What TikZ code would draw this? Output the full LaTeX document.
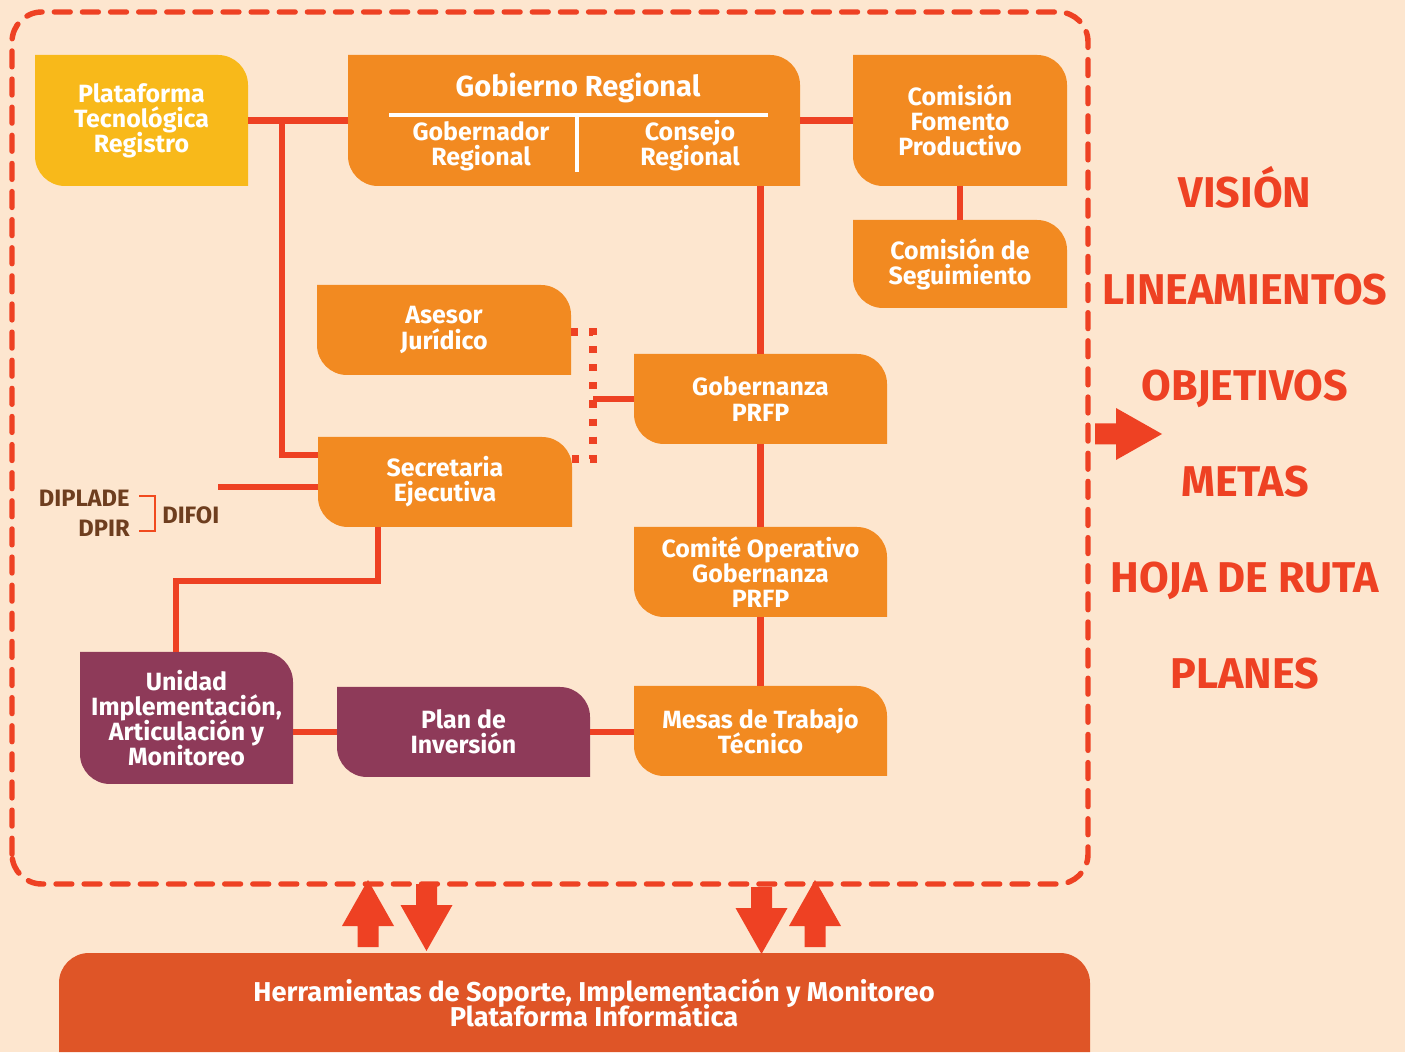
\documentclass[tikz,border=0pt]{standalone}
\usepackage{fontspec}
\setmainfont{Fira Sans}
\usepackage{xcolor}
\definecolor{cream}{HTML}{FDE6CF}
\definecolor{linkred}{HTML}{EE4123}
\definecolor{orng}{HTML}{F28A21}
\definecolor{yell}{HTML}{F8B91A}
\definecolor{maroon}{HTML}{8E3A59}
\definecolor{barfill}{HTML}{DF5527}
\definecolor{brwn}{HTML}{6E3E1F}
\usetikzlibrary{calc}
\setlength{\lineskiplimit}{-20pt}
\tikzset{
  link/.style={draw=linkred,line width=3.6pt},
  dotlink/.style={draw=linkred,line width=4pt,dash pattern=on 4pt off 6.3pt},
  frame/.style={draw=linkred,line width=3.1pt,dash pattern=on 9pt off 7pt,line cap=round,rounded corners=17pt},
  boxtext/.style={text=white,font=\bfseries\fontsize{14.2}{14.3}\selectfont,align=center,inner sep=0pt,outer sep=0pt},
  divider/.style={draw=white,line width=2.4pt},
  sidetext/.style={text=linkred,font=\bfseries\fontsize{24.5}{28}\selectfont,anchor=base},
  deptext/.style={text=brwn,font=\bfseries\fontsize{13.5}{14}\selectfont,inner sep=0pt},
  bracket/.style={draw=linkred!85!orange,line width=1.1pt},
  fatarrow/.pic={\fill[linkred] (-10.5,0) -- (-10.5,21) -- (-26,21) -- (0,67) -- (26,21) -- (10.5,21) -- (10.5,0) -- cycle;},
}
% leaf shaped box: name, fill, left, top, right, bottom, text
\newcommand\leafbox[7]{%
  \fill[#2] (#3,#4) -- ({#5-30},#4) arc[start angle=90,end angle=0,radius=30]
    -- (#5,#6) -- ({#3+30},#6) arc[start angle=270,end angle=180,radius=30] -- cycle;
  \node[boxtext,minimum width={(#5-#3)*0.2mm},minimum height={(#4-#6)*0.2mm}]
    (#1) at ({(#3+#5)/2},{(#4+#6)/2}) {#7};}

\begin{document}
\begin{tikzpicture}[x=0.2mm,y=0.2mm]
\useasboundingbox (0,0) rectangle (1405,1052);
\fill[cream] (0,0) rectangle (1405,1052);

% dashed frame
\draw[frame] (12,168) rectangle (1088,1040);

% boxes
\leafbox{plat}{yell}{35}{997}{248}{866}{Plataforma\\Tecnológica\\Registro}
\leafbox{gob}{orng}{348}{997}{800}{866}{}
\leafbox{fom}{orng}{853}{997}{1067}{866}{Comisión\\Fomento\\Productivo}
\leafbox{seg}{orng}{853}{832}{1067}{744}{Comisión de\\Seguimiento}
\leafbox{ases}{orng}{317}{767}{571}{677}{Asesor\\Jurídico}
\leafbox{gobz}{orng}{634}{698}{887}{608}{Gobernanza\\PRFP}
\leafbox{secr}{orng}{318}{615}{572}{525}{Secretaria\\Ejecutiva}
\leafbox{comite}{orng}{634}{525}{887}{435}{Comité Operativo\\Gobernanza\\PRFP}
\leafbox{unidad}{maroon}{80}{400}{293}{268}{Unidad\\Implementación,\\Articulación y\\Monitoreo}
\leafbox{plan}{maroon}{337}{365}{590}{275}{Plan de\\Inversión}
\leafbox{mesas}{orng}{634}{366}{887}{276}{Mesas de Trabajo\\Técnico}

% inside Gobierno Regional
\node[boxtext,font=\bfseries\fontsize{16.5}{19}\selectfont] (gobT) at (578,964) {Gobierno Regional};
\node[boxtext] (gobG) at (481,906) {Gobernador\\Regional};
\node[boxtext] (gobC) at (690,906) {Consejo\\Regional};
\draw[divider] (389,937) -- (768,937);
\draw[divider] (577,937) -- (577,880);

% connectors
\coordinate (jA) at (282,931.5);
\coordinate (jB) at (282,597);
\coordinate (kA) at (378,471);
\coordinate (kB) at (176,471);
\coordinate (dTop) at (593,720);
\coordinate (dBot) at (593,593);
\coordinate (difoiEnd) at (218,565);
\draw[link] (plat.east) -- (gob.west);
\draw[link] (jA) -- (jB) -- (jB -| secr.west);
\draw[link] (difoiEnd) -- (difoiEnd -| secr.west);
\draw[link] (gob.east) -- (fom.west);
\draw[link] (fom.south) -- (seg.north);
\draw[link] (gobz.north |- gob.south) -- (gobz.north);
\draw[link] (gobz.south) -- (comite.north);
\draw[link] (comite.south) -- (mesas.north);
\draw[link] (mesas.west |- plan.east) -- (plan.east);
\draw[link] (plan.west) -- (plan.west -| unidad.east);
\draw[link] (kA |- secr.south) -- (kA) -- (kB) -- (kB |- unidad.north);
\draw[dotlink] (dTop -| ases.east) -- (dTop) -- (dBot) -- (dBot -| secr.east);
\draw[link] (gobz.west) -- (gobz.west -| dTop);

% departments
\node[deptext,anchor=east] (diplade) at (130,554) {DIPLADE};
\node[deptext,anchor=east] (dpir) at (130,524) {DPIR};
\node[deptext,anchor=west] (difoi) at (162,537) {DIFOI};
\draw[bracket] (139,556) -- (155,556) -- (155,521) -- (139,521);

% right column
\node[sidetext] (vision) at (1245,844) {VISIÓN};
\node[sidetext] (lineam) at (1245,747) {LINEAMIENTOS};
\node[sidetext] (objet) at (1245,651) {OBJETIVOS};
\node[sidetext] (metas) at (1245,555) {METAS};
\node[sidetext] (hoja) at (1245,459) {HOJA DE RUTA};
\node[sidetext] (planes) at (1245,363) {PLANES};
\pic[rotate=-90] at (1095,618) {fatarrow};

% support bar
\fill[barfill] (59,0) -- (59,69) arc[start angle=180,end angle=90,radius=30]
  -- (1060,99) arc[start angle=90,end angle=0,radius=30] -- (1090,0) -- cycle;
\node[boxtext,font=\bfseries\fontsize{15.5}{14.3}\selectfont] (tools) at (594,49) {Herramientas de Soporte, Implementación y Monitoreo\\Plataforma Informática};
\pic at (368,105) {fatarrow};
\pic[rotate=180] at (426.5,168) {fatarrow};
\pic[rotate=180] at (761.5,165) {fatarrow};
\pic at (815,105) {fatarrow};
\end{tikzpicture}
\end{document}
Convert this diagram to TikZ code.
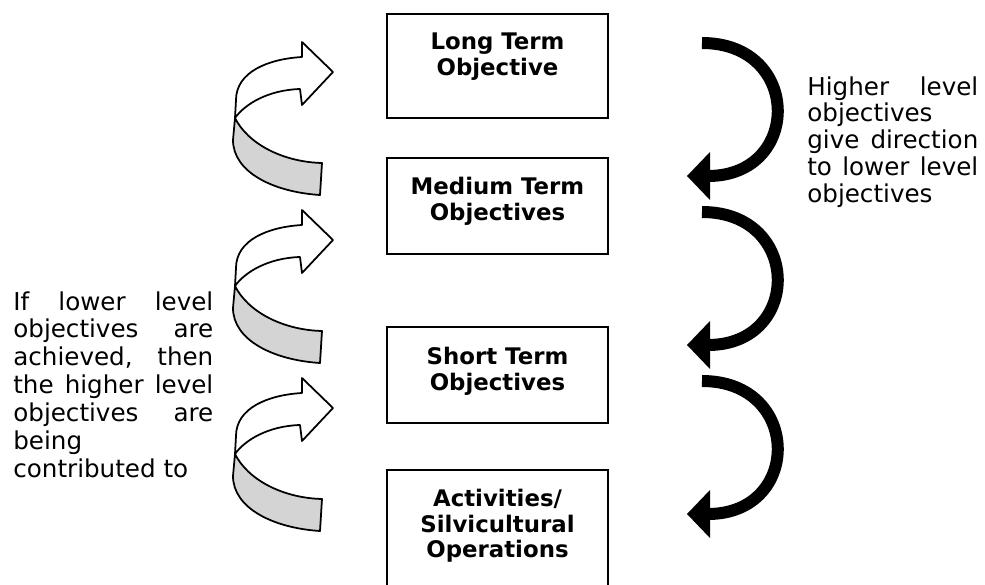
\documentclass[tikz,border=0pt]{standalone}
\usepackage{fontspec}
\setmainfont{DejaVu Sans}
\usetikzlibrary{positioning}

\tikzset{
  objbox/.style={draw, line width=1.1pt, minimum width=4.42cm, anchor=north, inner sep=0pt},
  objtext/.style={font=\bfseries\fontsize{13pt}{14.5pt}\selectfont, align=center, inner sep=0pt},
  sidetext/.style={font=\fontsize{14pt}{15.9pt}\selectfont, align=justify, inner sep=0pt, anchor=north west},
  ribbon/.style={draw, line width=1pt, line join=round},
  downarc/.style={line width=0.24cm},
}

\begin{document}
\begin{tikzpicture}[x=0.02cm, y=-0.02cm]
\useasboundingbox (0,0) rectangle (985,585);
\clip (0,0) rectangle (985,585);
% objective boxes
\node[objbox, minimum height=2.08cm] (lt) at (497.5,13) {};
\node[objbox, minimum height=1.92cm] (mt) at (497.5,157) {};
\node[objbox, minimum height=1.92cm] (st) at (497.5,326) {};
\node[objbox, minimum height=2.8cm] (act) at (497.5,469) {};
\node[objtext, below=0.4cm of lt.north] (ltt) {Long Term\\Objective};
\node[objtext, below=0.4cm of mt.north] (mtt) {Medium Term\\Objectives};
\node[objtext, below=0.42cm of st.north] (stt) {Short Term\\Objectives};
\node[objtext, below=0.4cm of act.north] (actt) {Activities/\\Silvicultural\\Operations};
% twisted arrows going up (left)
\foreach \ty in {72,240,408}{
  \begin{scope}[shift={(333,\ty)}]
    \draw[ribbon, fill=black!17] (-98,46) .. controls (-85,72) and (-50,90) .. (-11,91)
      -- (-13,123) .. controls (-60,120) and (-100,100) .. (-100,68) -- cycle;
    \draw[ribbon, fill=white] (-98,46) -- (-97,28) .. controls (-97,0) and (-65,-13) .. (-31,-15)
      -- (-31,-30) -- (0,0) -- (-31,33) -- (-33,17) .. controls (-65,18) and (-88,32) .. (-98,46) -- cycle;
  \end{scope}
}
% black arrows going down (right)
\foreach \dy in {0,169,338}{
  \draw[downarc] (702,43+\dy) .. controls (802,43+\dy) and (802,176+\dy) .. (708,176+\dy);
  \fill (710,152+\dy) -- (687,176+\dy) -- (710,200+\dy) -- cycle;
}
% side notes
\node[sidetext, text width=4cm] (achieve) at (13,291) {If lower level\linebreak objectives are\linebreak achieved, then\linebreak the higher level\linebreak objectives are\linebreak being\linebreak contributed to};
\node[sidetext, text width=3.42cm, font=\fontsize{14pt}{15.3pt}\selectfont] (direct) at (807,76) {Higher level\linebreak objectives\linebreak give direction\linebreak to lower level\linebreak objectives};
\end{tikzpicture}
\end{document}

What you will do
Copy each line of the listing that holds the word "this".

Completed task
What TikZ code would draw this? Output the full LaTeX document.
Convert this diagram to TikZ code.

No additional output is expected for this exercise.